Fun fact: This film was first on my radar because I noticed Caroline Dhavernas was in it, though I thought she looked a little weird in the commercials.  Turns out that wasn’t Dhavernas with an awkward makeup job, but Bojana Novakovic.  The star of Wonderfalls is actually only in the movie for a few minutes in a couple of relatively unnecessary scenes.  Whoops!  The other reason I was drawn to Devil was my well-documented love of single room movies.  And while the film wasn’t quite that claustrophobic (e.g. Chris Messina mostly observers the elevator via a camera), the bulk of the movie sees the main characters (which includes Mr. Christina Hendricks) stuck in elevator, being killed off one at a time.  The story comes from M. Night Shymalan, but the script was penned by Brian Nelson, who also scribed Hard Candy.  The toughest part of a film like this one is the resolution, which they couldn’t quite figure out how to make satisfying enough.

80. The Next Three Days

I don’t know if I’m getting soft in my old age, but here’s a Paul Haggis movie I didn’t hate.  I guess it helps that he adapted from a French film, but I can’t even lodge any complaints about the dialogue.  Of course, the film isn’t devoid of Haggis’s trademark heavy-handedness: the movie makes a point of not disclosing whether Elizabeth Banks actually did the crime, save for taking a definite stand at the end.  Russell Crowe does his Russell Crowe thing, though I personally would have preferred that he have the one scene cameo and Liam Neeson the main role, instead of vice versa.  The movie features a great, if wildly underused supporting cast, the best of which (naturally) is Trudie Styler (aka Mrs. Sting).

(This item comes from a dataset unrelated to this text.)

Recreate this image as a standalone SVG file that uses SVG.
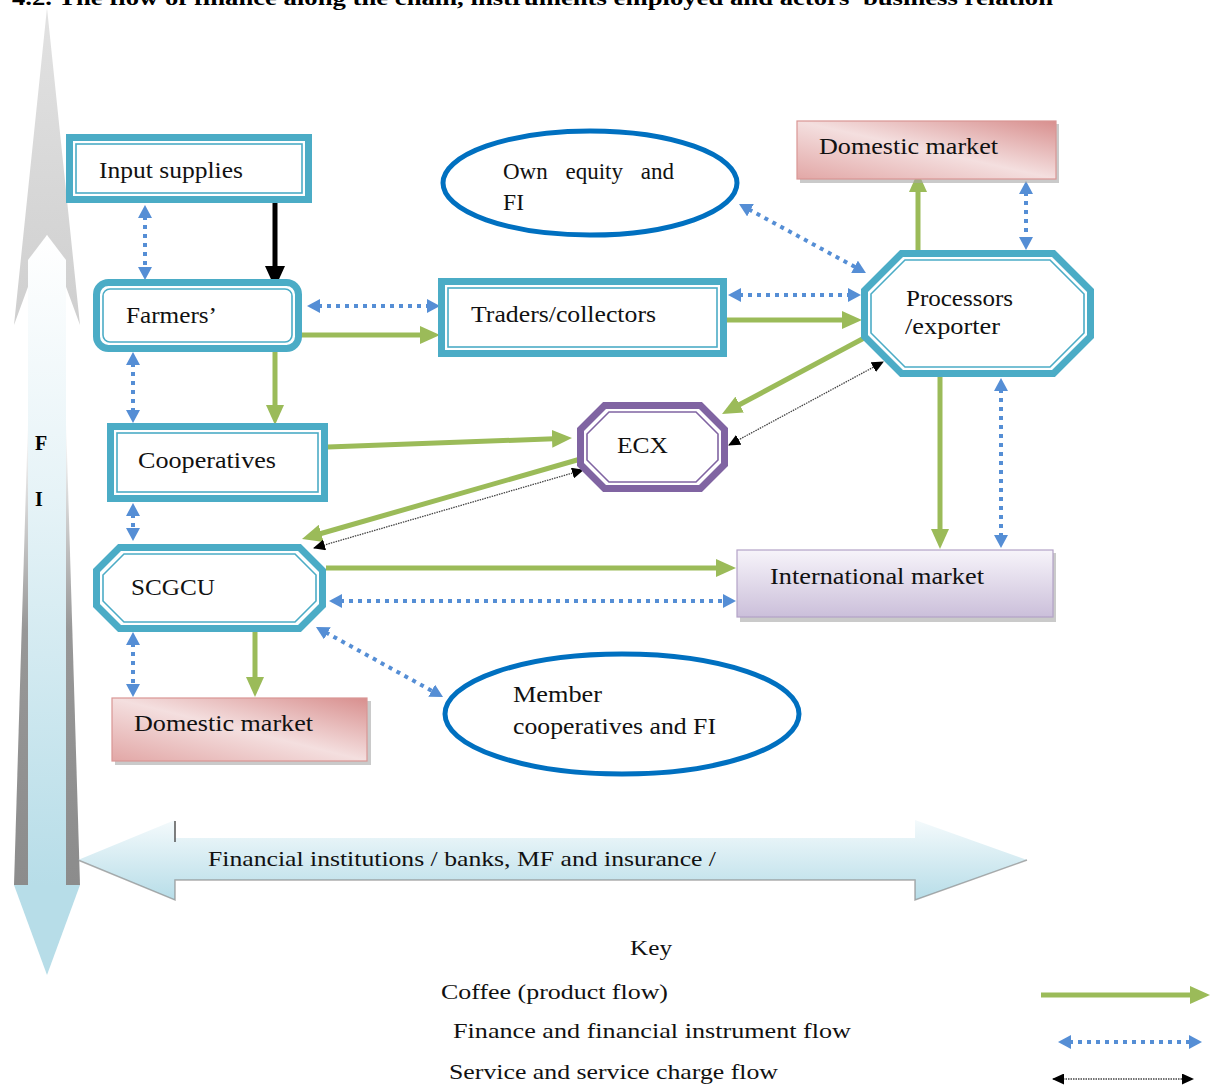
<svg xmlns="http://www.w3.org/2000/svg" width="1210" height="1086" viewBox="0 0 1210 1086">
<style>
.t{font-family:"Liberation Serif","Times New Roman",serif;font-size:23px;fill:#111}
.k{font-family:"Liberation Serif","Times New Roman",serif;font-size:22px;fill:#111}
.thick{fill:#fff;stroke:#4bacc6;stroke-width:7}
.thin{fill:none;stroke:#4bacc6;stroke-width:1.6}
.g{fill:none;stroke:#9bbb59;stroke-width:5;marker-end:url(#gh)}
.b{fill:none;stroke:#558ed5;stroke-width:4;stroke-dasharray:4 5;marker-start:url(#bh);marker-end:url(#bh)}
.s{fill:none;stroke:#444;stroke-width:1.3;stroke-dasharray:1.5 1;marker-start:url(#sh);marker-end:url(#sh)}
.ell{fill:#fff;stroke:#0070c0;stroke-width:5}
</style>
<defs>
<marker id="gh" markerUnits="userSpaceOnUse" markerWidth="20" markerHeight="18" viewBox="0 0 20 18" refX="2" refY="9" orient="auto"><path d="M0,0L20,9L0,18z" fill="#9bbb59"/></marker>
<marker id="bh" markerUnits="userSpaceOnUse" markerWidth="13" markerHeight="14" viewBox="0 0 13 14" refX="2" refY="7" orient="auto-start-reverse"><path d="M0,0L13,7L0,14z" fill="#558ed5"/></marker>
<marker id="sh" markerUnits="userSpaceOnUse" markerWidth="12" markerHeight="11" viewBox="0 0 12 11" refX="11" refY="5.5" orient="auto-start-reverse"><path d="M0,0L12,5.5L0,11z" fill="#000"/></marker>
<marker id="kh" markerUnits="userSpaceOnUse" markerWidth="22" markerHeight="20" viewBox="0 0 22 20" refX="0" refY="10" orient="auto"><path d="M0,0L22,10L0,20z" fill="#000"/></marker>
<linearGradient id="pink" x1="0" y1="1" x2="1" y2="0"><stop offset="0" stop-color="#e2a7a6"/><stop offset="0.5" stop-color="#f4dfdf"/><stop offset="1" stop-color="#d88f8e"/></linearGradient>
<linearGradient id="lav" x1="0" y1="0" x2="0" y2="1"><stop offset="0" stop-color="#f7f4fa"/><stop offset="1" stop-color="#cbbfda"/></linearGradient>
<linearGradient id="greyup" x1="0" y1="0" x2="0" y2="1"><stop offset="0" stop-color="#e2e2e2"/><stop offset="1" stop-color="#cfcfcf"/></linearGradient>
<linearGradient id="shaft" x1="0" y1="0" x2="0" y2="1"><stop offset="0" stop-color="#ffffff"/><stop offset="0.4" stop-color="#e6f3f7"/><stop offset="1" stop-color="#b7dde8"/></linearGradient>
<linearGradient id="side" x1="0" y1="0" x2="0" y2="1"><stop offset="0" stop-color="#8c8c8c" stop-opacity="0"/><stop offset="0.45" stop-color="#8c8c8c" stop-opacity="0.9"/><stop offset="1" stop-color="#8c8c8c"/></linearGradient>
<linearGradient id="hshaft" x1="0" y1="0" x2="0" y2="1"><stop offset="0" stop-color="#f4fafc"/><stop offset="1" stop-color="#b7dde8"/></linearGradient>
</defs>

<text x="12" y="5" font-family="Liberation Serif, serif" font-weight="bold" font-size="22" textLength="1041" lengthAdjust="spacingAndGlyphs" fill="#000">4.2. The flow of finance along the chain, instruments employed and actors’ business relation</text>

<g id="fi-vertical-arrow">
<polygon points="47,8 80,325 47,235 14,325" fill="url(#greyup)"/>
<polygon points="28,260 47,235 66,260 66,886 28,886" fill="url(#shaft)"/>
<polygon points="14,885 28,885 28,420" fill="url(#side)"/>
<polygon points="66,885 80,885 66,420" fill="url(#side)"/>
<polygon points="14,885 80,885 47,975" fill="#b7dde8"/>
<text x="35" y="450" font-family="Liberation Serif, serif" font-weight="bold" font-size="20" fill="#000">F</text>
<text x="35" y="506" font-family="Liberation Serif, serif" font-weight="bold" font-size="20" fill="#000">I</text>
</g>

<g id="fi-horizontal-arrow">
<polygon points="78,860 175,820 175,838 915,838 915,820 1027,860 915,900 915,880 175,880 175,900" fill="url(#hshaft)"/>
<polyline points="78,860 175,900 175,880 915,880 915,900 1027,860" fill="none" stroke="#8c8c8c" stroke-width="1.5" stroke-opacity="0.7"/>
<line x1="175" y1="821" x2="175" y2="842" stroke="#555" stroke-width="1.5"/>
<text class="k" x="208" y="866" textLength="508" lengthAdjust="spacingAndGlyphs">Financial institutions / banks, MF and insurance /</text>
</g>

<g id="connectors">
<line x1="275" y1="203" x2="275" y2="266" stroke="#000" stroke-width="5" marker-end="url(#kh)"/>
<line class="b" x1="145" y1="216" x2="145" y2="269"/>
<line class="b" x1="318" y1="306" x2="429" y2="306"/>
<line class="g" x1="301" y1="335" x2="422" y2="335"/>
<line class="g" x1="275" y1="352" x2="275" y2="407"/>
<line class="b" x1="133" y1="363" x2="133" y2="412"/>
<line class="b" x1="133" y1="514" x2="133" y2="530"/>
<line class="g" x1="328" y1="447" x2="554" y2="438.7"/>
<line class="g" x1="584" y1="458" x2="319.3" y2="534"/>
<line class="s" x1="314" y1="548" x2="583" y2="470"/>
<line class="g" x1="727" y1="320" x2="844" y2="320"/>
<line class="b" x1="739" y1="295" x2="850" y2="295"/>
<line class="b" x1="748.7" y1="209.3" x2="856.3" y2="267.7"/>
<line class="g" x1="918" y1="250" x2="918" y2="190"/>
<line class="b" x1="1026" y1="192" x2="1026" y2="239"/>
<line class="g" x1="866" y1="337" x2="737.9" y2="405.5"/>
<line class="s" x1="729" y1="445" x2="883" y2="362"/>
<line class="g" x1="940" y1="377" x2="940" y2="531"/>
<line class="b" x1="1001" y1="389" x2="1001" y2="537"/>
<line class="g" x1="326" y1="568" x2="718" y2="568"/>
<line class="b" x1="340" y1="601" x2="725" y2="601"/>
<line class="b" x1="325.6" y1="632.3" x2="433.4" y2="691.7"/>
<line class="g" x1="255" y1="632" x2="255" y2="679"/>
<line class="b" x1="133" y1="643" x2="133" y2="686"/>
</g>

<g id="input-supplies">
<rect class="thick" x="69.5" y="137.5" width="239" height="62"/>
<rect class="thin" x="76" y="144" width="226" height="49"/>
<text class="t" x="99" y="178" textLength="144" lengthAdjust="spacingAndGlyphs">Input supplies</text>
</g>

<g id="farmers">
<rect class="thick" x="96.5" y="282.5" width="202" height="66" rx="12"/>
<rect class="thin" x="103" y="289" width="189" height="53" rx="7"/>
<text class="t" x="126" y="323" textLength="91" lengthAdjust="spacingAndGlyphs">Farmers’</text>
</g>

<g id="traders">
<rect class="thick" x="441.5" y="281.5" width="282" height="72"/>
<rect class="thin" x="448" y="288" width="269" height="59"/>
<text class="t" x="471" y="322" textLength="185" lengthAdjust="spacingAndGlyphs">Traders/collectors</text>
</g>

<g id="cooperatives">
<rect class="thick" x="110.5" y="426.5" width="214" height="72"/>
<rect class="thin" x="117" y="433" width="201" height="59"/>
<text class="t" x="138" y="468" textLength="138" lengthAdjust="spacingAndGlyphs">Cooperatives</text>
</g>

<g id="scgcu">
<polygon class="thick" points="119.5,547.5 299.5,547.5 322.5,570.5 322.5,605.5 299.5,628.5 119.5,628.5 96.5,605.5 96.5,570.5"/>
<polygon class="thin" points="124,554 295,554 316,575 316,601 295,622 124,622 103,601 103,575"/>
<text class="t" x="131" y="595" textLength="84" lengthAdjust="spacingAndGlyphs">SCGCU</text>
</g>

<g id="ecx">
<polygon points="604.5,405.5 700.5,405.5 724.5,429.5 724.5,464.5 700.5,488.5 604.5,488.5 580.5,464.5 580.5,429.5" fill="#fff" stroke="#8064a2" stroke-width="7"/>
<polygon points="609,412 696,412 718,434 718,460 696,482 609,482 587,460 587,434" fill="none" stroke="#8064a2" stroke-width="1.6"/>
<text class="t" x="617" y="453" textLength="51" lengthAdjust="spacingAndGlyphs">ECX</text>
</g>

<g id="processors">
<polygon class="thick" points="901.5,253.5 1053.5,253.5 1090.5,290.5 1090.5,336.5 1053.5,373.5 901.5,373.5 864.5,336.5 864.5,290.5"/>
<polygon class="thin" points="905,260 1050,260 1084,294 1084,333 1050,367 905,367 871,333 871,294"/>
<text class="t" x="906" y="306" textLength="107" lengthAdjust="spacingAndGlyphs">Processors</text>
<text class="t" x="905" y="334" textLength="95" lengthAdjust="spacingAndGlyphs">/exporter</text>
</g>

<g id="own-equity">
<ellipse class="ell" cx="590" cy="183" rx="147" ry="52"/>
<text class="t" x="503" y="179" word-spacing="12">Own equity and</text>
<text class="t" x="503" y="210" textLength="21" lengthAdjust="spacingAndGlyphs">FI</text>
</g>

<g id="domestic-market-top">
<rect x="800" y="124" width="259" height="59" fill="#a6a6a6" opacity="0.6"/>
<rect x="797" y="121" width="259" height="58" fill="url(#pink)" stroke="#d99694" stroke-width="1.2"/>
<text class="t" x="819" y="154" textLength="179" lengthAdjust="spacingAndGlyphs">Domestic market</text>
</g>

<g id="domestic-market-bottom">
<rect x="115" y="701" width="256" height="64" fill="#a6a6a6" opacity="0.6"/>
<rect x="112" y="698" width="255" height="63" fill="url(#pink)" stroke="#d99694" stroke-width="1.2"/>
<text class="t" x="134" y="731" textLength="179" lengthAdjust="spacingAndGlyphs">Domestic market</text>
</g>

<g id="international-market">
<rect x="740" y="553" width="316" height="69" fill="#a6a6a6" opacity="0.6"/>
<rect x="737" y="550" width="316" height="67" fill="url(#lav)" stroke="#b3a2c7" stroke-width="1.2"/>
<text class="t" x="770" y="584" textLength="214" lengthAdjust="spacingAndGlyphs">International market</text>
</g>

<g id="member-cooperatives">
<ellipse class="ell" cx="622" cy="714" rx="177" ry="60"/>
<text class="t" x="513" y="702" textLength="89" lengthAdjust="spacingAndGlyphs">Member</text>
<text class="t" x="513" y="734" textLength="203" lengthAdjust="spacingAndGlyphs">cooperatives and FI</text>
</g>

<g id="key">
<text class="k" x="630" y="955" textLength="42" lengthAdjust="spacingAndGlyphs">Key</text>
<text class="k" x="441" y="999" textLength="227" lengthAdjust="spacingAndGlyphs">Coffee (product flow)</text>
<text class="k" x="453" y="1038" textLength="398" lengthAdjust="spacingAndGlyphs">Finance and financial instrument flow</text>
<text class="k" x="449" y="1079" textLength="329" lengthAdjust="spacingAndGlyphs">Service and service charge flow</text>
<line class="g" x1="1041" y1="995" x2="1192" y2="995"/>
<line class="b" x1="1069" y1="1042" x2="1191" y2="1042"/>
<line class="s" x1="1053" y1="1079" x2="1193" y2="1079"/>
</g>
</svg>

79. The Disappearance of Alice Creed

Stars the lovely Gemma Arterton as the titular kidnap victim, with Martin Compston and the always great Eddie Marsan as the kidnappers.  The bulk of the movie takes place in two rooms in the apartment where the kidnappers stash Arterton, and the story is largely about the power shifting between the three parties.  Writer/director J Blakeson puts forth a game effort, but his take falls a little short of something special, even with the excellent casting.  Generally good stuff, the ending kinda fizzles out and almost seems like it belongs to a different movie.

78. Mother and Child

Another film we briefly covered in our Spirit Awards chat.  Rodrigo Garcia’s film is one of those intersecting storyline deals.  Naomi Watts received a Spirit nom for playing a cold, calculating lawyer who sleeps with her boss (Samuel L. Jackson) and married neighbor (Marc Blucas), at times seemingly because she can.  Jackson also received a nomination, and while I’m glad for the man, not sure the character warranted it here.  I was actually more taken with Annette Bening’s turn as a woman whose inability to escape the guilt from a decades-old decision has turned her cruel.  Thought she was better here than in The Kids Are All Right, but I’m apparently alone in the world there.  Isn’t the first time, won’t be the last.  Kerry Washington was also very good, as was Jimmy Smits, though their characters and storylines weren’t very developed.

77. Saint John of Las Vegas

Dante is given a story credit on this film.  Which…no.  I mean, in the sense that every road trip movie owes something to Inferno, sure.  But I call BS.  The movie, in any case, is somehow bizarre without any one scene ever feeling especially weird.  Well, Tim Blake Nelson leading militant nudists was a little weird, I’ll grant you that.  Steve Buscemi plays an employee at an insurance firm whose ambition to move up in the company (and also to impress Sarah Silverman playing a character with a bizarre smiley face fetish) leads him to take a case investigating insurance fraud with Romany Malco given by their boss (Peter Dinklage in a scene-stealing role).  The problem is that the case is just outside of Las Vegas, and Buscemi has a gambling addiction.  Hijinks involving John Cho, Emmanuelle Chriqui, and Danny Trejo then ensue.

76. The Ghost Writer

A lot of people who follow the awards circuit (and thus almost by definition more into cinema as “art” than I am) and whose opinions I otherwise respect, really really liked this Roman Polanski joint.  Leaving me a bit befuddled.  Sure, the cast is top notch, with Olivia Williams seemingly receiving near-universal plaudits, along with Pierce Brosnan, Ewan McGregor, and turns by Tom Wilkinson, Eli Wallach, and Kim Cattrall, among others.  But the story is a third-rate political thriller devoid of any real intrigue save for some faint whiffs of conspiracy, and an ending that feels tacked on and cheap.

75. Burlesque

I’m not the world’s biggest Christina Aguilera fan, after Genie in a Bottle she just seems too obsessed with hitting as many notes as possible.  But if imdb trivia is to be believed, in the role that eventually went to Kristen Bell, Aguilera’s first choice was Emma Stone.  So, if nothing else, she has exquisite taste in women.  Burlesque has a mindless, by the numbers, cliche-ridden  plot .  But musicals are allowed to have mindless, by the numbers cliche-ridden plots.  If the songs are catchy, at least.  Which, sadly, isn’t the case here.  I can’t really remember any of them now.  And by all rights, Cher’s torch song should have been Oscar-worthy, except it is oddly-placed and not a good song.  I would have liked the characters to have had time to be more than one note, though it was fun to see Bell as a drunken bitch all the time.  Stanley Tucci and Cher do a lot with a little, but it isn’t really fair to Julianne Hough or Cam Gigandet to ask the same.